The use of hot melt
as a bonding adhesive in the industry has been transformed over
the past few years and is gradually replacing conventional solvent
or water-based systems and flame lamination. Hot melts as bonding
adhesives are based on polymers or their compounds, which are formulated
to the specific requirement of the application, e.g. melting temperature,
initial tack, curing time and crystallization.

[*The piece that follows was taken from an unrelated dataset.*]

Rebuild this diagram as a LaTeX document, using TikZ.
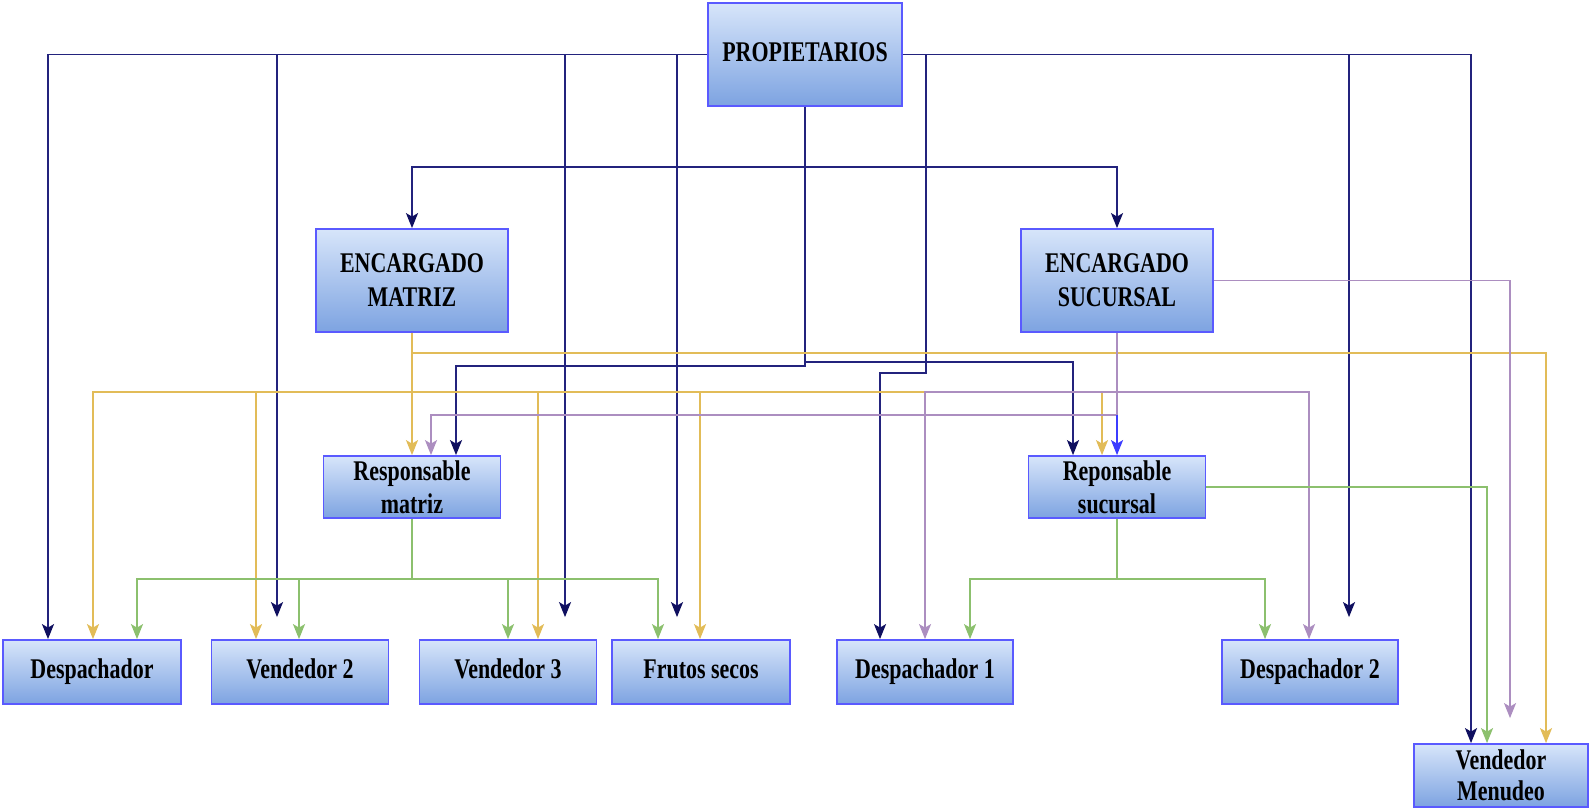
\documentclass[tikz,border=0pt]{standalone}
\usepackage{fontspec}
\setmainfont{Liberation Serif}[FakeStretch=0.77]
\usetikzlibrary{arrows.meta,calc}

\definecolor{navy}{RGB}{35,35,125}
\definecolor{navytip}{RGB}{15,15,95}
\definecolor{gold}{RGB}{226,188,88}
\definecolor{lilac}{RGB}{172,142,192}
\definecolor{leaf}{RGB}{140,192,110}
\definecolor{vivid}{RGB}{60,60,255}
\definecolor{boxedge}{RGB}{90,90,255}
\definecolor{shadetop}{RGB}{215,229,250}
\definecolor{shadebot}{RGB}{125,163,225}

\begin{document}
\begin{tikzpicture}[x=1pt,y=-1pt,
  box/.style={draw=boxedge, line width=1.8pt, top color=shadetop, bottom color=shadebot,
    inner sep=0pt, align=center, text=black,
    font=\fontsize{28.5}{34}\selectfont\bfseries},
  oneline/.style={text height=19pt, text depth=6pt},
  bigbox/.style={box, minimum width=193pt, minimum height=103pt},
  midbox/.style={box, minimum width=177pt, minimum height=62pt,
    font=\fontsize{28.5}{33}\selectfont\bfseries},
  leafbox/.style={box, oneline, minimum width=177pt, minimum height=64pt},
  wire/.style={line width=1.9pt},
  tip/.style={-{Stealth[length=15pt,width=12pt,inset=3.5pt,#1]}},
  navyline/.style={wire, draw=navy, tip={color=navytip}},
  goldline/.style={wire, draw=gold, tip={}},
  lilacline/.style={wire, draw=lilac, tip={}},
  leafline/.style={wire, draw=leaf, tip={}},
  short/.style={shorten >=22pt}
]
\useasboundingbox (0,0) rectangle (1589,808);

% boxes
\node[bigbox, oneline, minimum width=194pt] (P) at (805,54.5) {PROPIETARIOS};
\node[bigbox, minimum width=192pt] (EM) at (412,280.5) {ENCARGADO\\MATRIZ};
\node[bigbox, minimum width=192pt] (ES) at (1117,280.5) {ENCARGADO\\SUCURSAL};
\node[midbox] (RM) at (412,487) {Responsable\\matriz};
\node[midbox] (RS) at (1117,487) {Reponsable\\sucursal};
\node[leafbox, minimum width=178pt] (D0) at (92,672) {Despachador};
\node[leafbox] (V2) at (300,672) {Vendedor 2};
\node[leafbox] (V3) at (508,672) {Vendedor 3};
\node[leafbox, minimum width=178pt] (FS) at (701,672) {Frutos secos};
\node[leafbox, minimum width=176pt] (D1) at (925,672) {Despachador 1};
\node[leafbox, minimum width=176pt] (D2) at (1310,672) {Despachador 2};
\node[box, minimum width=174pt, minimum height=63pt,
  font=\fontsize{28.5}{31}\selectfont\bfseries] (VM) at (1501,775.5) {Vendedor\\Menudeo};

% routing levels
\coordinate (yEnc) at (0,167);
\coordinate (yYel) at (0,353);
\coordinate (yRS) at (0,362);
\coordinate (yRM) at (0,366);
\coordinate (yFan) at (0,392);
\coordinate (yPur) at (0,415);
\coordinate (yGrn) at (0,579);
\coordinate (k1) at (926,373);

% owners
\draw[navyline] (P.west) -| ([xshift=-44pt]D0.north);
\draw[navyline, short] (P.west) -| ([xshift=-23pt]V2.north);
\draw[navyline, short] (P.west) -| ([xshift=57pt]V3.north);
\draw[navyline, short] (P.west) -| ([xshift=-24pt]FS.north);
\draw[navyline] (P.east) -| (k1) -| ([xshift=-45pt]D1.north);
\draw[navyline, short] (P.east) -| ([xshift=39pt]D2.north);
\draw[navyline] (P.east) -| ([xshift=-30pt]VM.north);
\draw[navyline] (P.south) -- (P.south |- yEnc) -| (EM.north);
\draw[navyline] (P.south) -- (P.south |- yEnc) -| (ES.north);
\draw[navyline] (P.south) -- (P.south |- yRM) -| ([xshift=44pt]RM.north);
\draw[navyline] (P.south) -- (P.south |- yRS) -| ([xshift=-44pt]RS.north);

% head office manager
\draw[goldline] (EM.south) -- (RM.north);
\draw[goldline] (EM.south) -- (EM.south |- yYel) -| ([xshift=45pt]VM.north);
\draw[goldline] (EM.south) -- (EM.south |- yFan) -| ([xshift=1pt]D0.north);
\draw[goldline] (EM.south) -- (EM.south |- yFan) -| ([xshift=-44pt]V2.north);
\draw[goldline] (EM.south) -- (EM.south |- yFan) -| ([xshift=30pt]V3.north);
\draw[goldline] (EM.south) -- (EM.south |- yFan) -| ([xshift=-1pt]FS.north);
\draw[goldline] (EM.south) -- (EM.south |- yFan) -| ([xshift=-15pt]RS.north);

% branch manager
\draw[lilacline, shorten >=25pt] (ES.east) -| ([xshift=9pt]VM.north);
\draw[lilacline] (ES.south) -- (ES.south |- yPur) -| ([xshift=19pt]RM.north);
\draw[lilacline] (ES.south) -- (ES.south |- yFan) -| (D1.north);
\draw[lilacline] (ES.south) -- (ES.south |- yFan) -| ([xshift=-1pt]D2.north);
\draw[wire, draw=lilac] (ES.south) -- (ES.south |- yPur);
\draw[wire, draw=vivid, tip={}] (ES.south |- yPur) -- (RS.north);

% head office supervisor
\draw[leafline] (RM.south) -- (RM.south |- yGrn) -| ([xshift=45pt]D0.north);
\draw[leafline] (RM.south) -- (RM.south |- yGrn) -| ([xshift=-1pt]V2.north);
\draw[leafline] (RM.south) -- (RM.south |- yGrn) -| (V3.north);
\draw[leafline] (RM.south) -- (RM.south |- yGrn) -| ([xshift=-43pt]FS.north);

% branch supervisor
\draw[leafline] (RS.south) -- (RS.south |- yGrn) -| ([xshift=45pt]D1.north);
\draw[leafline] (RS.south) -- (RS.south |- yGrn) -| ([xshift=-45pt]D2.north);
\draw[leafline] (RS.east) -| ([xshift=-14pt]VM.north);
\end{tikzpicture}
\end{document}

The absence of solvents, volatile parts and water, offers an environmentally
friendly operating process, and since no additional heating energy
is required to evaporate water or solvent and the curing takes place
by ambient air temperature or by the humidity of the ambient air,
no drying or curing ovens are necessary.
Gravure coating is an old technique whose versatility has been increased
by recent technology developments. The gravure coating process relies
on an engraved roller running in a coating bath, which fills the
engraved dots or lines of the roller with the coating material.
The excess coating on the roller is wiped off by the Doctor Blade
and the coating is then deposited onto the substrate as it passes
between the Engraved roller and a Pressure Roller. This feature
is use of conventional gravure. This results in stable bead, which
when combined with lamination application gives very good quality
and a constant coating weight. A typical configuration is shown
in the diagram above.
The gravure coating head consists of a gravure roller and a doctor
blade system where the hotmelt adhesive is placed. Both parts are
circuit oil heated for an excellent temperature distribution. The
gravure of the roller exactly determines the desired uniform add-on
and the pattern on the substrate. This is required for minimum coating
weights, good bonding strength and soft touch.
Hotmelt adhesives for HYDEN
lines are usually melted off-line, in special melting units. For
the thermoplastic adhesives an extruder or a tank melter is necessary.
The rotogravure system is the best acceptable coating method, and
a must for breathable membranes. Manufacturers of foam/textile laminates
for automotive interiors have also recently started using the rotogravure
as the best alternative to flame lamination. A tremendous choice
of gravures allows an optimal selection of coating patterns and
weights. The coating patterns range from regular geometric patterns
to random dots and nets and other optical effects.